**What is required:** Your output is the lines from the first one to the one containing "Chart.register(...registerables);", repeated exactly, with images left out.

Entries with chart source code:
begin

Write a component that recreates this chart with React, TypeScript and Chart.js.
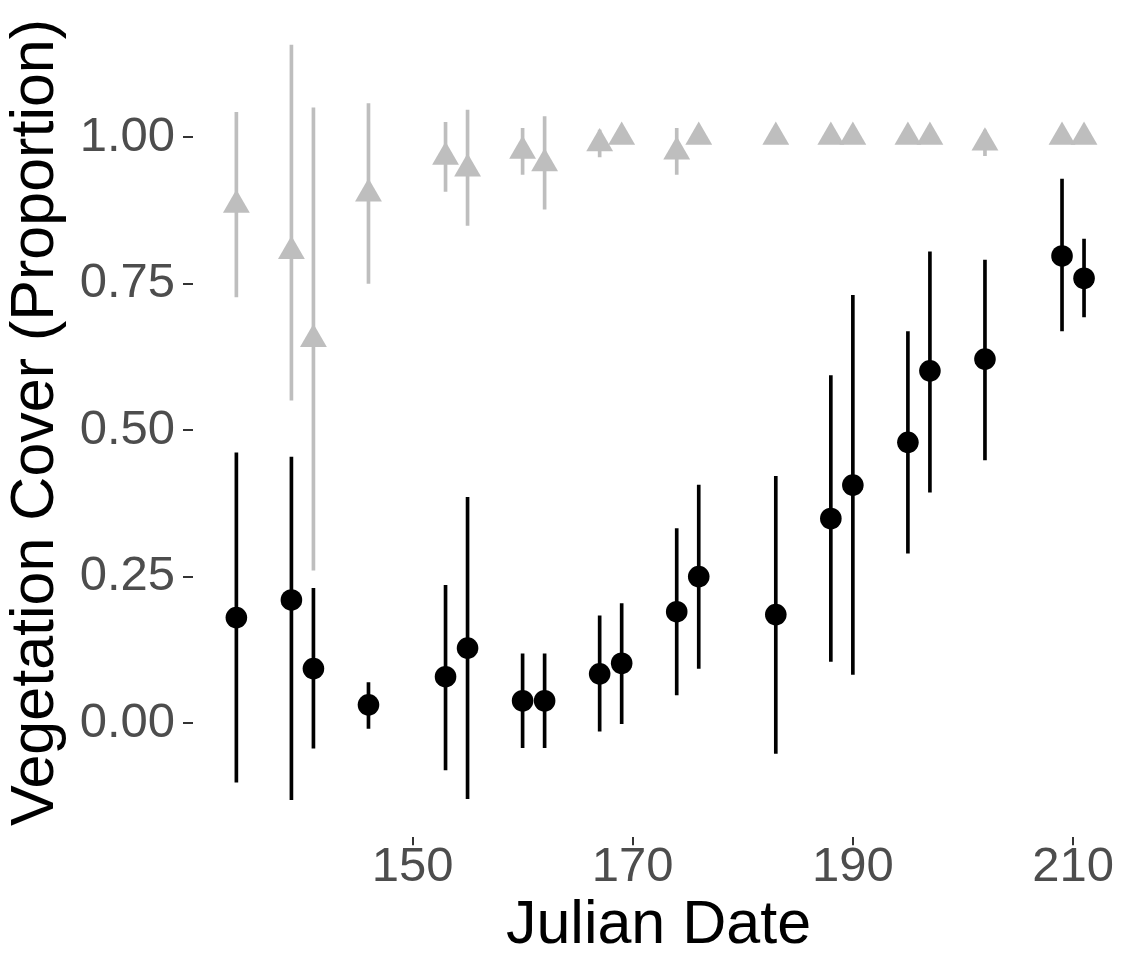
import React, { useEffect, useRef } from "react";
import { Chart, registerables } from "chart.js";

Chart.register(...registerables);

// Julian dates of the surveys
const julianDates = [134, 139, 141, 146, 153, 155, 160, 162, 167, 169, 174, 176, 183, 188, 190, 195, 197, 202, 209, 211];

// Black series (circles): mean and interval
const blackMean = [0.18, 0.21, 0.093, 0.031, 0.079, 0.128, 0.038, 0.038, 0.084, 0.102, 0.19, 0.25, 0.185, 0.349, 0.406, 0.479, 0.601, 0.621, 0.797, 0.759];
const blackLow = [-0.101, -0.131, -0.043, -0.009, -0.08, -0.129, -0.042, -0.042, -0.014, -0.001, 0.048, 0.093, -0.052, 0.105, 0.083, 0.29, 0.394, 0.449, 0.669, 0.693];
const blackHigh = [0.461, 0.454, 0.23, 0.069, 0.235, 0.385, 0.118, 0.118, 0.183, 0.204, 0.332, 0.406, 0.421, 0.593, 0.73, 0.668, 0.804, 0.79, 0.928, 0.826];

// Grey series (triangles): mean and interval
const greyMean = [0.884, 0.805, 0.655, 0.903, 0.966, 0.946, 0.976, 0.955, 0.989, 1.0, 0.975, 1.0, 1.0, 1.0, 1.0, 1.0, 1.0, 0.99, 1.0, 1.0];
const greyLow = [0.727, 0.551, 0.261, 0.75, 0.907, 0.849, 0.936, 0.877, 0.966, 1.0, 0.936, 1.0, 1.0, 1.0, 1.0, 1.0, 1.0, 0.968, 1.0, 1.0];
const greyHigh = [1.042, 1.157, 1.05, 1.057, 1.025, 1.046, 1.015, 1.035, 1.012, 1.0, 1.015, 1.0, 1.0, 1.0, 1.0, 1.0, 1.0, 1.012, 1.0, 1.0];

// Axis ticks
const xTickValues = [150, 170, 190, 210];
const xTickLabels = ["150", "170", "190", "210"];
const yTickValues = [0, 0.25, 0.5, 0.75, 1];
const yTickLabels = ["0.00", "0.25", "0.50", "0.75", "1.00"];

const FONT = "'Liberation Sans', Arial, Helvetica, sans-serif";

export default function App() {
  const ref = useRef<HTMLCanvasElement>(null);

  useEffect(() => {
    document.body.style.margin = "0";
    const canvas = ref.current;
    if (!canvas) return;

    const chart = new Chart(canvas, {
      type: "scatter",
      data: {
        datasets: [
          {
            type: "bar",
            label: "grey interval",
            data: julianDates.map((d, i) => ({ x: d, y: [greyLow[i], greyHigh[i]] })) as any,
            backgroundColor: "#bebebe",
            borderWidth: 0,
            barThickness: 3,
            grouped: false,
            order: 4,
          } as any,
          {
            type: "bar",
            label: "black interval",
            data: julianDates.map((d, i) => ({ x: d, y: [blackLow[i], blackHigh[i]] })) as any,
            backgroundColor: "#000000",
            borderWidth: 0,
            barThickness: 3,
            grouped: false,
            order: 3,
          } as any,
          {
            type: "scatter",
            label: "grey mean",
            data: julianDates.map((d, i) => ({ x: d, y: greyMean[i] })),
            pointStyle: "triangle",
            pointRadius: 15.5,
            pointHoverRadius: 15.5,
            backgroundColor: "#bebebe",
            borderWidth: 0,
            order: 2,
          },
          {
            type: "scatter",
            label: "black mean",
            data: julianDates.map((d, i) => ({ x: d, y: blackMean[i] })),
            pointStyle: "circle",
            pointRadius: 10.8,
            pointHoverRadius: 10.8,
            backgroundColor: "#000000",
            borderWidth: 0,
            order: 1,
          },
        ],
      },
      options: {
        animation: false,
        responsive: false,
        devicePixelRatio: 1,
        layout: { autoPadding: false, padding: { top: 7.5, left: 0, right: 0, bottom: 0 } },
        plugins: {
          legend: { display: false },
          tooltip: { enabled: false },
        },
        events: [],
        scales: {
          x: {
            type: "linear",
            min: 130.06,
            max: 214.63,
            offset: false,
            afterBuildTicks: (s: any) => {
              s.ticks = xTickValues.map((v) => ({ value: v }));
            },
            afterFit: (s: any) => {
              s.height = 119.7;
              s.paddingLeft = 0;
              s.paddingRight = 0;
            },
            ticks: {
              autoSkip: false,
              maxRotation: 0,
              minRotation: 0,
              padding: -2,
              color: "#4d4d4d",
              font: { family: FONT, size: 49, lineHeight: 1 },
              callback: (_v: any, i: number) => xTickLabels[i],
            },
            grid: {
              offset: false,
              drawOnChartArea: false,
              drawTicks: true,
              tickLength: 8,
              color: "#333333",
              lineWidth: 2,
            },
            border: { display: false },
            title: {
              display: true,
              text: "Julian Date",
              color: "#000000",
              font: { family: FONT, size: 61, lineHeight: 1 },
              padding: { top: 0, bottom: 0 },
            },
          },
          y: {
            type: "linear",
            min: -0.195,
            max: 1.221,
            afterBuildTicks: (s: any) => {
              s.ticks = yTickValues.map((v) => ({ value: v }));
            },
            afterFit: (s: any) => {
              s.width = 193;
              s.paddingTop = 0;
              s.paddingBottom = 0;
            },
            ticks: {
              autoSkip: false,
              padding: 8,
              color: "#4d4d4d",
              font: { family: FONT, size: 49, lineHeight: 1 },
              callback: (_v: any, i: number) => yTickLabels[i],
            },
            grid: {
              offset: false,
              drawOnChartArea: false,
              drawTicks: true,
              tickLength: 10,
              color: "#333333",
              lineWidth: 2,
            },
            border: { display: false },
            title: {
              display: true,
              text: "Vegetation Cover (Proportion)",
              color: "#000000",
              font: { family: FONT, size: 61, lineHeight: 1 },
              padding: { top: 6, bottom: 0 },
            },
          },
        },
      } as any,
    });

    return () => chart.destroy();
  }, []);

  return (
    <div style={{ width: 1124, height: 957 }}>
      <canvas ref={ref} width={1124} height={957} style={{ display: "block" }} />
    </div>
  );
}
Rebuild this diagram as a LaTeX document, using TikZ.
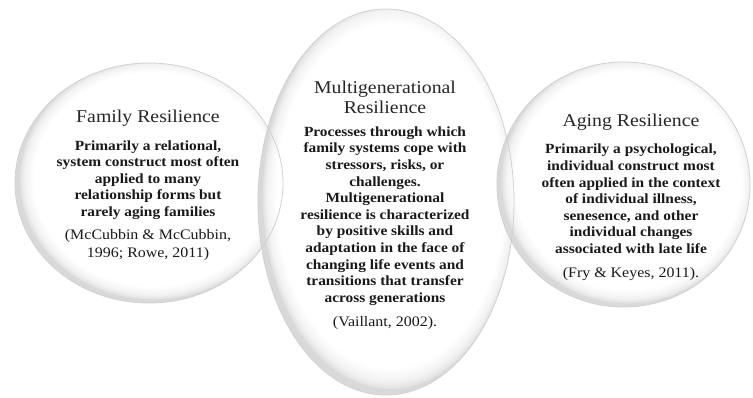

end

**Written response:**
Write a component that recreates this chart with React, TypeScript and Chart.js.
import React, { useEffect, useRef } from "react";
import { Chart, registerables } from "chart.js";

Chart.register(...registerables);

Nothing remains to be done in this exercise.